Output the material exactly, but drop every image it holds.

[Start of Information provided]

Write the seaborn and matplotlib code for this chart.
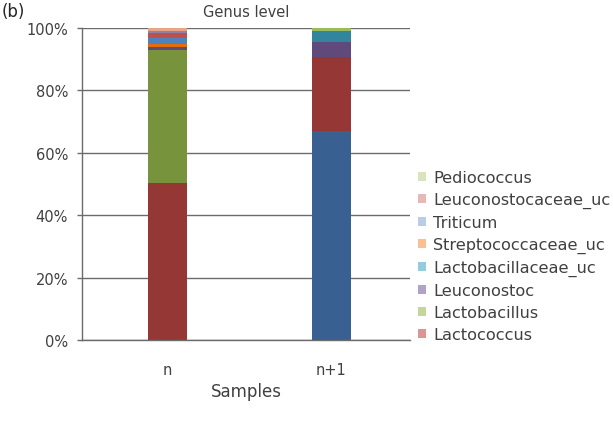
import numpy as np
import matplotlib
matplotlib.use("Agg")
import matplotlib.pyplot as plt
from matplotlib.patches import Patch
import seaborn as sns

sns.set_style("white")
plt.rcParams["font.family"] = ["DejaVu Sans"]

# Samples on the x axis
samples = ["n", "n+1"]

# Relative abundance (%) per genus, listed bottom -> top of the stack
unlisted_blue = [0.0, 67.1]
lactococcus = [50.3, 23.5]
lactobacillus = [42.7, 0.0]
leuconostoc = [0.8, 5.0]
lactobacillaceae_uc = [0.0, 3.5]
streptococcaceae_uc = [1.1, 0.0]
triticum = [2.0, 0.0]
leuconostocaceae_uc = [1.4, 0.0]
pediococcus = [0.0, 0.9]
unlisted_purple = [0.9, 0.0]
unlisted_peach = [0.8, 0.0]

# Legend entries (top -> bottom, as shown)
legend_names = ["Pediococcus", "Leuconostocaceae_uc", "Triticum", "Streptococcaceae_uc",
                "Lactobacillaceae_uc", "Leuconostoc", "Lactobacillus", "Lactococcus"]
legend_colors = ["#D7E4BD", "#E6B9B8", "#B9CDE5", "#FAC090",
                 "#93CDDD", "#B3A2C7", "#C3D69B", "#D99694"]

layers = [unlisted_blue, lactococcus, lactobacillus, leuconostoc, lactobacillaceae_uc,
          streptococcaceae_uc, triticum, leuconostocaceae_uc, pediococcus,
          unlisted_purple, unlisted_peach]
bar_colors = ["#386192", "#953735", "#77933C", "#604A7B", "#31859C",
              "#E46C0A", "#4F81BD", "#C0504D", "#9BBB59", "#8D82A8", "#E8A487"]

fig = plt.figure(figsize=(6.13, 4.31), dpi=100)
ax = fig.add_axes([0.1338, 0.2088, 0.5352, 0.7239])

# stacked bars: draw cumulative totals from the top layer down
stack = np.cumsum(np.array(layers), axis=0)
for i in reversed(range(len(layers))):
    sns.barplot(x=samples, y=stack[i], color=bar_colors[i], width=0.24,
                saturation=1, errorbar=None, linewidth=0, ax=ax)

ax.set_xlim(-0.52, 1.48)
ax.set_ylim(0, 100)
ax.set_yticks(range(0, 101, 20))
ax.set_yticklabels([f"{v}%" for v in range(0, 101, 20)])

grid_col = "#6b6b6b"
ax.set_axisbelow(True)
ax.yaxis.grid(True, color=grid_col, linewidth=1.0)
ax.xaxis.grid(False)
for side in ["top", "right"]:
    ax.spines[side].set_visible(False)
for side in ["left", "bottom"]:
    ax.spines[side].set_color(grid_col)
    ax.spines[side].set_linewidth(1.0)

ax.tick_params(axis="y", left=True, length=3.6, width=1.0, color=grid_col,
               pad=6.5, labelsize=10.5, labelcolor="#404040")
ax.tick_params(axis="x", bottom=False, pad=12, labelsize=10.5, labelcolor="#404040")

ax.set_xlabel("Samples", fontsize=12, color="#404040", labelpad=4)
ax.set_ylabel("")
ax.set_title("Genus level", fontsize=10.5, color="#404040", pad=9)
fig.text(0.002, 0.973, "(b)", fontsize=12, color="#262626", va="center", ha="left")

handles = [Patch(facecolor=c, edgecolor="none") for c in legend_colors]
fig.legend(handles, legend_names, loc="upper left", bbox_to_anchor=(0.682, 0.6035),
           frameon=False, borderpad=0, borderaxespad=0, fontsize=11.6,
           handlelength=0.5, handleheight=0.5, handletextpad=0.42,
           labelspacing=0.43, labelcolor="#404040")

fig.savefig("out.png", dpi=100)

[End of Information provided]

◆ **Written response**
Write the seaborn and matplotlib code for this chart.
import numpy as np
import matplotlib
matplotlib.use("Agg")
import matplotlib.pyplot as plt
from matplotlib.patches import Patch
import seaborn as sns

sns.set_style("white")
plt.rcParams["font.family"] = ["DejaVu Sans"]

# Samples on the x axis
samples = ["n", "n+1"]

# Relative abundance (%) per genus, listed bottom -> top of the stack
unlisted_blue = [0.0, 67.1]
lactococcus = [50.3, 23.5]
lactobacillus = [42.7, 0.0]
leuconostoc = [0.8, 5.0]
lactobacillaceae_uc = [0.0, 3.5]
streptococcaceae_uc = [1.1, 0.0]
triticum = [2.0, 0.0]
leuconostocaceae_uc = [1.4, 0.0]
pediococcus = [0.0, 0.9]
unlisted_purple = [0.9, 0.0]
unlisted_peach = [0.8, 0.0]

# Legend entries (top -> bottom, as shown)
legend_names = ["Pediococcus", "Leuconostocaceae_uc", "Triticum", "Streptococcaceae_uc",
                "Lactobacillaceae_uc", "Leuconostoc", "Lactobacillus", "Lactococcus"]
legend_colors = ["#D7E4BD", "#E6B9B8", "#B9CDE5", "#FAC090",
                 "#93CDDD", "#B3A2C7", "#C3D69B", "#D99694"]

layers = [unlisted_blue, lactococcus, lactobacillus, leuconostoc, lactobacillaceae_uc,
          streptococcaceae_uc, triticum, leuconostocaceae_uc, pediococcus,
          unlisted_purple, unlisted_peach]
bar_colors = ["#386192", "#953735", "#77933C", "#604A7B", "#31859C",
              "#E46C0A", "#4F81BD", "#C0504D", "#9BBB59", "#8D82A8", "#E8A487"]

fig = plt.figure(figsize=(6.13, 4.31), dpi=100)
ax = fig.add_axes([0.1338, 0.2088, 0.5352, 0.7239])

# stacked bars: draw cumulative totals from the top layer down
stack = np.cumsum(np.array(layers), axis=0)
for i in reversed(range(len(layers))):
    sns.barplot(x=samples, y=stack[i], color=bar_colors[i], width=0.24,
                saturation=1, errorbar=None, linewidth=0, ax=ax)

ax.set_xlim(-0.52, 1.48)
ax.set_ylim(0, 100)
ax.set_yticks(range(0, 101, 20))
ax.set_yticklabels([f"{v}%" for v in range(0, 101, 20)])

grid_col = "#6b6b6b"
ax.set_axisbelow(True)
ax.yaxis.grid(True, color=grid_col, linewidth=1.0)
ax.xaxis.grid(False)
for side in ["top", "right"]:
    ax.spines[side].set_visible(False)
for side in ["left", "bottom"]:
    ax.spines[side].set_color(grid_col)
    ax.spines[side].set_linewidth(1.0)

ax.tick_params(axis="y", left=True, length=3.6, width=1.0, color=grid_col,
               pad=6.5, labelsize=10.5, labelcolor="#404040")
ax.tick_params(axis="x", bottom=False, pad=12, labelsize=10.5, labelcolor="#404040")

ax.set_xlabel("Samples", fontsize=12, color="#404040", labelpad=4)
ax.set_ylabel("")
ax.set_title("Genus level", fontsize=10.5, color="#404040", pad=9)
fig.text(0.002, 0.973, "(b)", fontsize=12, color="#262626", va="center", ha="left")

handles = [Patch(facecolor=c, edgecolor="none") for c in legend_colors]
fig.legend(handles, legend_names, loc="upper left", bbox_to_anchor=(0.682, 0.6035),
           frameon=False, borderpad=0, borderaxespad=0, fontsize=11.6,
           handlelength=0.5, handleheight=0.5, handletextpad=0.42,
           labelspacing=0.43, labelcolor="#404040")

fig.savefig("out.png", dpi=100)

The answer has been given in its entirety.